Knowledge production is what disciplines do. It also is a political endeavor full of contradictions, power plays, (in)validations, and complexities. Sometimes that knowledge is for knowledges sake alone. The work of knowledge production may boost the careers of researchers while objectifying those who share their lives in the form of data. Other times research is conducted for the good that it can do to better the human condition. Researchers and the communities they study may become collaborators, sharing the work of knowledge production at all stages, as they also share the benefits of scientific research. New ways of doing social science research and theorizing are emerging as we are all pushed to improve the work of research and grow our understanding of human societies.

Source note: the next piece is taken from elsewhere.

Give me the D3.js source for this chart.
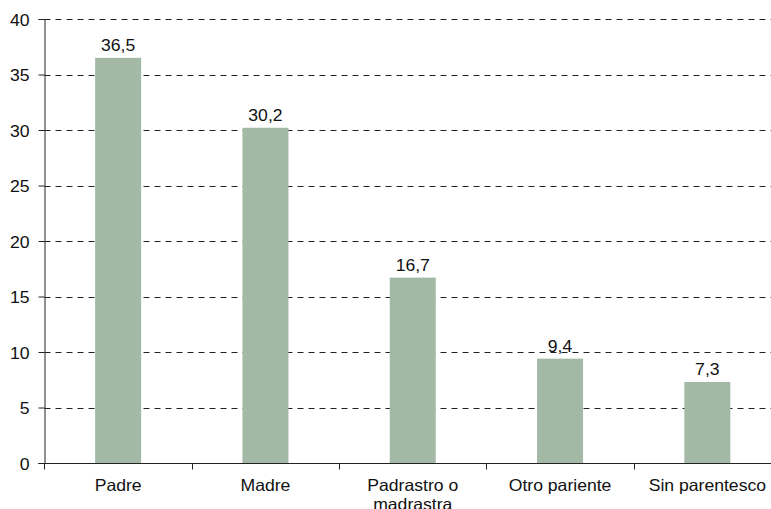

Sociology is about the study of relationships that are unique to social groups (Peter Blau, 1999). In some ways, this is a modest endeavor for an academic discipline. Yet when one embarks on the work of examining relationships that are unique to social groups, complexities begin to emerge. As scholars of human rights, we have a deep knowledge of the human condition that we can utilize to help us think critically about how we practice the science of sociology. In this way, the ways that we seek to create knowledge must be flexible and dynamic, while not sacrificing the reliability of the empirical data. To produce knowledge within a particular discipline is to practice a science in particular ways ways that are fundamentally grounded in the way we think about ontology, epistemology, theory, methodology, and application. How a discipline thinks about these things is key to the kind of knowledge it can produce. Human rights bring new ways to think about ontology (notions of personhood, collectivity), epistemology (who can know, how we know, and what is known), theory (models of knowing), methodology (processes of data collection), and application (applying knowledge that is produced). This book collects some of these approaches.

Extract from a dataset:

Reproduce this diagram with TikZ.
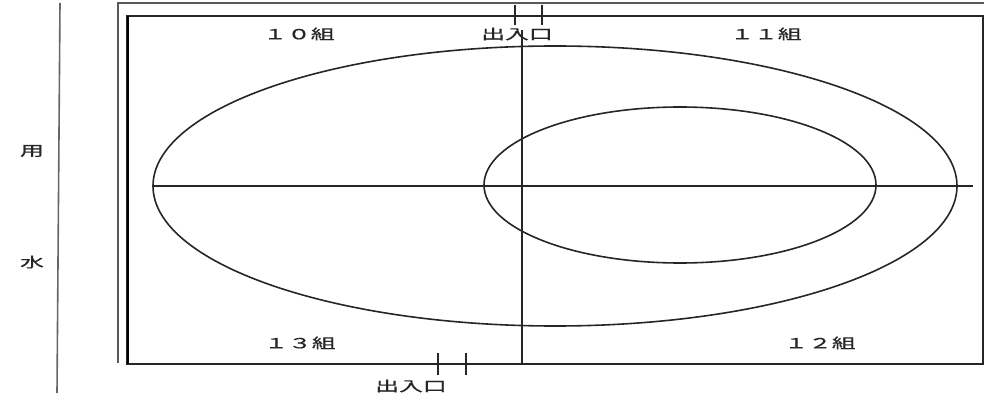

Representing an exciting moment for sociology to further energize and develop a sociology of human rights (or, more to the point, sociologies of human rights), Sociology for Human Rights: Approaches for Applying Theories and Methods brings together leading and emergent scholars who seriously engage in revolutionary questions, resituate their substantive concerns within new terrains, and begin mapping the intellectual and practical contours of a human rights sociology. Each chapter responds to two primary questions: (1) How does a human rights perspective change the questions that sociologists ask, the theoretical perspectives that sociologists utilize, the methods that sociologists use, and the implications of sociological inquiry? And (2) How can the sociological enterprise (its epistemologies, theories, methodologies, results) inform and push forward human rights theory, discourse, and implementation toward a better world for all humanity?